Comment embarquer les entreprises dans la transition durable et leur faire respecter les normes ?

Il y a un sujet de pédagogie. Il faut reconnaître que lorsque vous êtes à la tête d’une entreprise, peut-être que vous passez à côté d’un certain nombre de dispositifs parce que vous êtes pris par la nécessité de faire tourner votre entreprise. Donc, les objectifs ne s’appliquent pas, comme nous l’avons souhaité dans la loi. Je dis ça, mais il y a aussi une vraie prise de conscience. Il y a de plus en plus de forfaits mobilité durable qui se déploient dans ces entreprises. Donc, il y a aussi des signaux positifs. Le deuxième sujet, c’est pourquoi pas, la nécessité d’être un peu plus contraignant et de se dire, à partir du moment où vous n’appliquez pas tel ou tel dispositif, qui aujourd’hui n’est pas obligatoire, nous nous donnons trois ou quatre ans. Si vous ne l’appliquez pas, nous le rendons obligatoire de sorte que vous l’appliquez.

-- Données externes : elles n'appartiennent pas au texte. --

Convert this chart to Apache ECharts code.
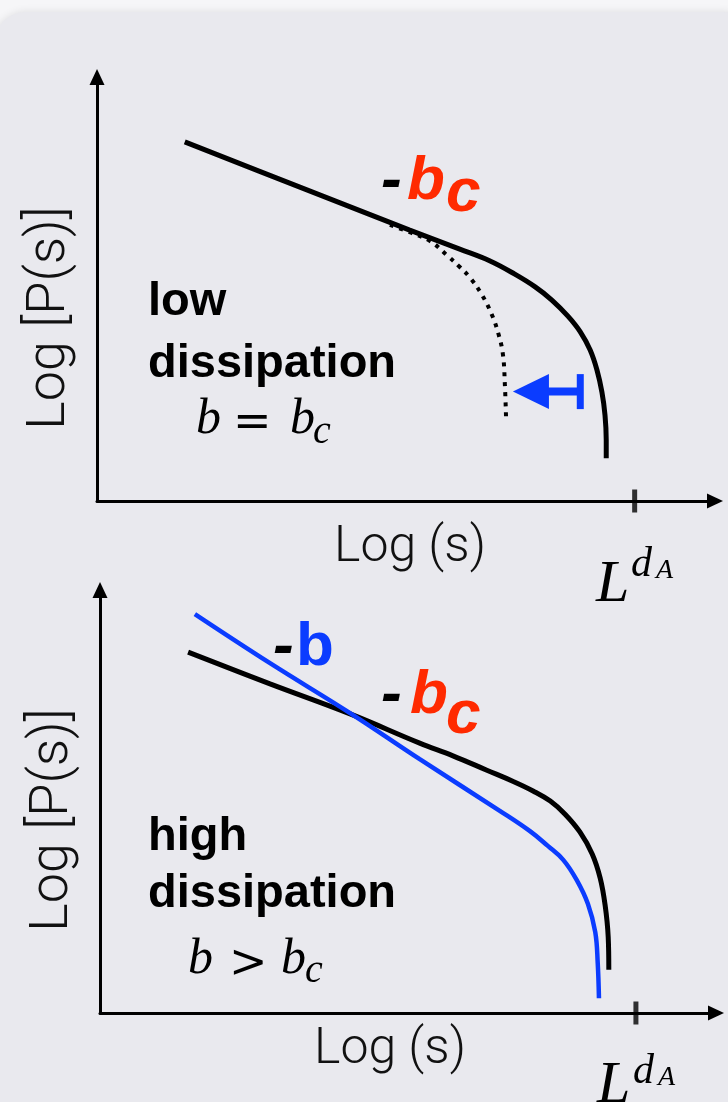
<!DOCTYPE html>
<html>
<head>
<meta charset="utf-8">
<script src="https://cdn.jsdelivr.net/npm/echarts@6/dist/echarts.min.js"></script>
<style>
  html, body { margin: 0; padding: 0; background: #f6f6f8; }
  #chart { width: 728px; height: 1102px; }
</style>
</head>
<body>
<div id="chart"></div>
<script>
// Schematic avalanche-size distributions, log P(s) versus log s (arbitrary units 0..10)
const axisMax = 10;
const cutoffLogS = 8.7;               // position of the L^{d_A} cutoff on the s axis

// Low dissipation: critical curve (solid) and curve with shifted cutoff (dotted)
const lowCritical = [
  [1.42, 8.47], [3.20, 7.45], [5.06, 6.39], [5.87, 5.94], [6.36, 5.66],
  [6.76, 5.35], [7.09, 5.05], [7.36, 4.74], [7.62, 4.36], [7.82, 3.99],
  [7.98, 3.56], [8.09, 3.09], [8.17, 2.57], [8.22, 2.03], [8.24, 1.44],
  [8.24, 1.01]
];
const lowShifted = [
  [4.74, 6.51], [5.06, 6.34], [5.39, 6.13], [5.66, 5.80], [5.87, 5.52],
  [6.04, 5.26], [6.23, 4.86], [6.39, 4.39], [6.50, 3.92], [6.57, 3.44],
  [6.60, 2.74], [6.62, 1.91]
];
// Cutoff shift arrow: [from log s, to log s, log P]
const shiftArrow = [[7.82, 6.73, 2.58]];

// High dissipation: critical curve (black) and steeper curve (blue)
const highCritical = [
  [1.43, 8.53], [2.76, 7.78], [4.06, 7.07], [5.19, 6.38], [5.73, 6.08],
  [6.28, 5.74], [6.70, 5.48], [7.03, 5.25], [7.31, 5.01], [7.55, 4.70],
  [7.79, 4.28], [7.99, 3.76], [8.12, 3.19], [8.20, 2.55], [8.25, 1.80],
  [8.26, 1.02]
];
const highSteep = [
  [1.54, 9.43], [2.76, 8.27], [4.06, 7.09], [5.19, 6.00], [6.49, 4.78],
  [6.98, 4.30], [7.27, 3.95], [7.52, 3.62], [7.74, 3.14], [7.92, 2.58],
  [8.04, 1.91], [8.08, 1.18], [8.10, 0.35]
];

const RED = '#ff2a00';
const BLUE = '#0b3cff';
const INK = '#000000';

const chart = echarts.init(document.getElementById('chart'), null, { renderer: 'canvas' });

function axisPair(gridIndex, xGap, xNamePad, yNamePad) {
  const common = {
    gridIndex, type: 'value', min: 0, max: axisMax,
    axisTick: { show: false }, axisLabel: { show: false }, splitLine: { show: false },
    nameLocation: 'middle',
    axisLine: {
      show: true, onZero: false,
      symbol: ['none', 'triangle'], symbolSize: [15, 16],
      lineStyle: { color: INK, width: 3 }
    }
  };
  const nameStyle = { fontFamily: 'Roboto', fontWeight: 300, color: '#111' };
  return {
    x: Object.assign({}, common, {
      name: 'Log (s)', nameGap: xGap,
      nameTextStyle: Object.assign({}, nameStyle, { fontSize: 50, padding: xNamePad })
    }),
    y: Object.assign({}, common, {
      name: 'Log [P(s)]', nameGap: 20, nameRotate: 90,
      nameTextStyle: Object.assign({}, nameStyle, { fontSize: 54, padding: yNamePad })
    })
  };
}
const upperAxes = axisPair(0, 22, [0, 0, 0, 8], [0, 58, 0, 0]);
const lowerAxes = axisPair(1, 12, [0, 36, 0, 0], [0, 37, 0, 0]);

function curve(data, gi, color, width, type) {
  return {
    type: 'line', xAxisIndex: gi, yAxisIndex: gi, data,
    smooth: 0.4, showSymbol: false, silent: true,
    lineStyle: { color, width, type: type || 'solid', cap: 'butt' },
    z: 3
  };
}

function cutoffTick(gi) {
  return {
    type: 'scatter', xAxisIndex: gi, yAxisIndex: gi, silent: true,
    data: [[cutoffLogS, 0]], symbol: 'rect', symbolSize: [5, 23],
    itemStyle: { color: INK }, z: 5
  };
}

const arrowSeries = {
  type: 'custom', xAxisIndex: 0, yAxisIndex: 0, silent: true, z: 4,
  data: shiftArrow,
  renderItem: function (params, api) {
    const tail = api.coord([api.value(0), api.value(2)]);
    const tip = api.coord([api.value(1), api.value(2)]);
    const headLen = 36, headHalf = 17.5, shaft = 8, barW = 7, barHalf = 17.5;
    const baseX = tip[0] + headLen;
    return {
      type: 'group',
      children: [
        { type: 'polygon', shape: { points: [[tip[0], tip[1]], [baseX, tip[1] - headHalf], [baseX, tip[1] + headHalf]] },
          style: { fill: BLUE } },
        { type: 'rect', shape: { x: baseX - 1, y: tip[1] - shaft / 2, width: tail[0] - baseX + 1, height: shaft },
          style: { fill: BLUE } },
        { type: 'rect', shape: { x: tail[0] - barW / 2, y: tail[1] - barHalf, width: barW, height: barHalf * 2 },
          style: { fill: BLUE } }
      ]
    };
  }
};

// Text helpers (y is the visual middle line of the text)
function txt(text, x, y, font, fill) {
  return { type: 'text', x, y, silent: true, z: 10,
    style: { text, font, fill: fill || INK, align: 'left', verticalAlign: 'middle' } };
}
const SANS_BI = 'italic bold 62px "Liberation Sans", Arial, sans-serif';
const SANS_B62 = 'bold 62px "Liberation Sans", Arial, sans-serif';
const SANS_B47 = 'bold 47px "Liberation Sans", Arial, sans-serif';
const SERIF_I = (s) => 'italic ' + s + 'px "Liberation Serif", "Times New Roman", serif';
const SERIF = (s) => s + 'px "DejaVu Serif", serif';

const labels = [
  // slope labels, upper panel
  txt('-', 381, 182, SANS_BI), txt('b', 407, 182, SANS_BI, RED), txt('c', 446, 194, SANS_BI, RED),
  // slope labels, lower panel
  txt('-', 273, 648, SANS_BI), txt('b', 296, 648, SANS_B62, BLUE),
  txt('-', 381, 696, SANS_BI), txt('b', 410, 696, SANS_BI, RED), txt('c', 446, 716, SANS_BI, RED),
  // regime captions
  txt('low', 148, 302, SANS_B47), txt('dissipation', 148, 364, SANS_B47),
  txt('high', 148, 837, SANS_B47), txt('dissipation', 148, 894, SANS_B47),
  // b = b_c
  txt('b', 196, 420, SERIF_I(50)), txt('=', 233, 424, SERIF(46)),
  txt('b', 290, 420, SERIF_I(50)), txt('c', 313, 432, SERIF_I(40)),
  // b > b_c
  txt('b', 188, 960, SERIF_I(50)), txt('>', 229, 965, SERIF(46)),
  txt('b', 281, 960, SERIF_I(50)), txt('c', 305, 971, SERIF_I(40)),
  // L^{d_A} at the cutoff tick
  txt('L', 596, 585, SERIF_I(60)), txt('d', 631, 565, SERIF_I(42)), txt('A', 656, 571, SERIF_I(28)),
  txt('L', 597, 1086, SERIF_I(60)), txt('d', 633, 1072, SERIF_I(42)), txt('A', 658, 1078, SERIF_I(28))
];

chart.setOption({
  backgroundColor: '#f6f6f8',
  animation: false,
  grid: [
    { left: 97, right: 13, top: 77, bottom: 601 },
    { left: 100, right: 12, top: 590, bottom: 89 }
  ],
  xAxis: [upperAxes.x, lowerAxes.x],
  yAxis: [upperAxes.y, lowerAxes.y],
  graphic: [
    { type: 'rect', z: -10, silent: true,
      shape: { x: -6, y: 12, width: 760, height: 1130, r: 32 },
      style: { fill: '#e9e9ee', shadowBlur: 8, shadowColor: 'rgba(0,0,0,0.10)' } }
  ].concat(labels),
  series: [
    curve(lowShifted, 0, INK, 4, [4, 6]),
    curve(lowCritical, 0, INK, 5),
    arrowSeries,
    cutoffTick(0),
    curve(highCritical, 1, INK, 5),
    curve(highSteep, 1, BLUE, 4.5),
    cutoffTick(1)
  ]
});
</script>
</body>
</html>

Et si vous ne l’appliquez pas, nous pouvons très bien revenir sur des aides publiques.

Je pense qu’il faut que nous mettions sur la table la conditionnalité des aides publiques en disant : « Si vous ne respectez pas un certain nombre de mesures dans la loi, vous n’avez pas d’aide publique. Donc, ça, c’est un sujet qui n’est pas très populaire, mais je l’assume. À l’heure où il y a un certain nombre de choix qui ont été faits par le gouvernement de limiter les dépenses, notamment en matière de transition écologique, je pense qu’il faut mettre sur la table ce sujet. À partir du moment où un chef d’entreprise ne respecte pas les normes voulues par la loi d’Orientation des Mobilités ou d’autres, nous mettons sur la table la fin des aides publiques à ces entreprises.